Another full-scale exploitation of the name, likeness and personality of Al Capone was created by Desilu in an episode called "The Big Train." This purportedly portrayed a plot by Capone to escape while being transferred from Atlanta prison to Alcatraz. This whole incident was completely fictitious. Nothing like it as far as Al Capone was concerned, ever occurred. In fact, a public protest of this broadcast was made to the Federal Communications Commission by James V. Bennett, Director of the Federal Bureau of Prisons.
Plaintiffs argue that the magnitude of the commercial exploitation of the name, likeness and personality of Capone by Desilu makes this a case of first impression. Plaintiffs point out that Desilu depicted more than one hundred fictitious murders, machine gunnings, beatings and other crimes of violence which were falsely attributed to Al Capone, and that for approximately six years, the widow and son were mentally tortured week after week.

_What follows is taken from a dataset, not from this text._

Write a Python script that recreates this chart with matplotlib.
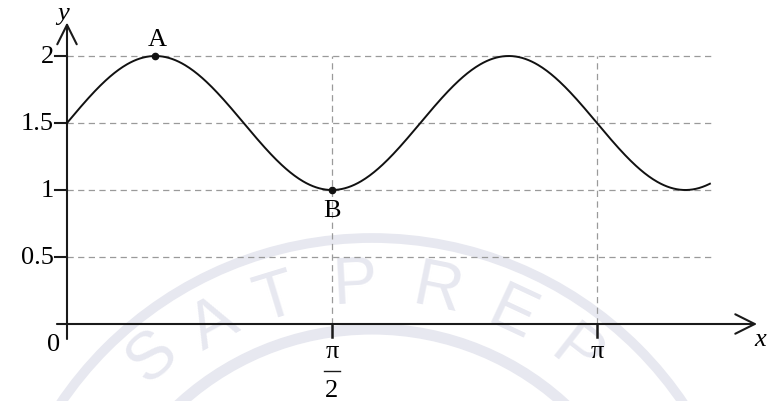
# Graph of y = 1.5 + 0.5 sin(3x) with the points A (maximum) and B (minimum)

import numpy as np
import matplotlib.pyplot as plt
from matplotlib.patches import Circle

# Kennwerte der Kurve
mittellinie = 1.5
amplitude = 0.5
punkt_A = (np.pi / 6, 2.0)
punkt_B = (np.pi / 2, 1.0)
x_ende = 1.213 * np.pi

# Achsenbeschriftungen
y_ticks = [0.5, 1.0, 1.5, 2.0]
y_tick_labels = ['0.5', '1', '1.5', '2']
x_ticks = [np.pi / 2, np.pi]
x_grid_ende = 1.219 * np.pi

# Wasserzeichen
wz_buchstaben = ['S', 'A', 'T', 'P', 'R', 'E', 'P']
wz_winkel = [40.5, 28.5, 17, 3, -11.5, -25, -38]
wz_radius = [338, 330, 330, 330, 330, 330, 330]

serif = 'Liberation Serif'
grau = '#9a9a9a'
wz_farbe = '#e7e8f0'

fig = plt.figure(figsize=(7.71, 4.02), dpi=100)

# Hintergrund mit Wasserzeichen, in Pixelkoordinaten
bg = fig.add_axes([0, 0, 1, 1])
bg.set_xlim(0, 771)
bg.set_ylim(402, 0)
bg.axis('off')
cx, cy = 372, 615
bg.add_patch(Circle((cx, cy), 376, fill=False, lw=7, ec=wz_farbe))
bg.add_patch(Circle((cx, cy), 285, fill=False, lw=8, ec=wz_farbe))
for b, w, r in zip(wz_buchstaben, wz_winkel, wz_radius):
    t = np.deg2rad(w)
    bg.text(cx - r * np.sin(t), cy - r * np.cos(t), b, rotation=w,
            ha='center', va='center', fontsize=48, color=wz_farbe,
            family='Liberation Sans', rotation_mode='anchor')

# Diagramm
ax = fig.add_axes([0, 0, 1, 1])
ax.patch.set_alpha(0)
ax.axis('off')
ax.set_xlim(-67 / 530 * np.pi, 704 / 530 * np.pi)
ax.set_ylim(-77 / 134, 325 / 134)

# Hilfslinien
for yt in y_ticks:
    ax.plot([0, x_grid_ende], [yt, yt], color=grau, lw=0.9, ls=(0, (5, 3.5)), zorder=1)
for xt in x_ticks:
    ax.plot([xt, xt], [0, 2.0], color=grau, lw=0.9, ls=(0, (5, 3.5)), zorder=1)

# Achsen mit Pfeilen
pfeil = dict(arrowstyle='->,head_length=0.7,head_width=0.35', lw=1.5,
             color='#1a1a1a', shrinkA=0, shrinkB=0, mutation_scale=20)
ax.annotate('', xy=(1.302 * np.pi, 0), xytext=(-0.019 * np.pi, 0),
            arrowprops=pfeil, zorder=3)
ax.annotate('', xy=(0, 2.25), xytext=(0, -0.112), arrowprops=pfeil, zorder=3)

# Teilstriche
dx = 12 / 530 * np.pi
for yt, lab in zip(y_ticks, y_tick_labels):
    ax.plot([-dx, 0], [yt, yt], color='#1a1a1a', lw=1.5, zorder=3)
    ax.text(-dx - 0.005, yt, lab, ha='right', va='center', fontsize=19, family=serif)
for xt in x_ticks:
    ax.plot([xt, xt], [0, -13 / 134], color='#1a1a1a', lw=1.8, zorder=3)

ax.text(-0.08, -0.15, '0', ha='center', va='center', fontsize=19, family=serif)
ax.text(x_ticks[1], -0.2, 'π', ha='center', va='center', fontsize=19, family=serif)
ax.text(x_ticks[0], -0.2, 'π', ha='center', va='center', fontsize=19, family=serif)
ax.plot([x_ticks[0] - 0.045, x_ticks[0] + 0.045], [-0.35, -0.35], color='#1a1a1a', lw=1.0)
ax.text(x_ticks[0], -0.49, '2', ha='center', va='center', fontsize=19, family=serif)
ax.text(1.308 * np.pi, -0.115, 'x', ha='center', va='center', fontsize=19,
        family=serif, style='italic')
ax.text(-0.025, 2.32, 'y', ha='center', va='center', fontsize=19,
        family=serif, style='italic')

# Kurve
k = np.pi / 2 / (punkt_A[0])  # Frequenz aus der Lage des Maximums
x = np.linspace(0, x_ende, 600)
y = mittellinie + amplitude * np.sin(k * x)
ax.plot(x, y, color='#111111', lw=1.4, zorder=4)

# Punkte A und B
ax.plot([punkt_A[0], punkt_B[0]], [punkt_A[1], punkt_B[1]], 'o', color='#111111',
        ms=4.5, zorder=5)
ax.text(punkt_A[0] + 0.01, punkt_A[1] + 0.13, 'A', ha='center', va='center',
        fontsize=19, family=serif)
ax.text(punkt_B[0], punkt_B[1] - 0.15, 'B', ha='center', va='center',
        fontsize=19, family=serif)

plt.savefig('out.png', dpi=100)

The defendants have been profiting, not from Al Capone's life of crime, but from the commercial exploitation of publicity values inherent in his name, likeness and personality as portrayed in the telecasting of a series of wholly fictional crimes.
I think the right of privacy of Mae Capone and Sonny Capone was invaded by Desilu and other defendants whose conduct as hereinbefore described is, in my mind, reprehensible. Their fictitious products overstepped the bounds of decency. But the question is — do the widow and son have a claim for invasion of privacy under Illinois law?
Several of the cases relied on by defendants and, to some extent, in the majority opinion, deal with a specific crime or crimes which had been committed and which were a matter of public record. These cases should be distinguished from the situation where wholly fictitious crimes were depicted as exploiting the name of Capone.
However, in this diversity case, we must decide whether Illinois courts would hold that a remedy exists under Illinois law for the violation of the privacy of the widow and son of Capone. I conclude they would not. I must, therefore, concur in the result reached by the majority.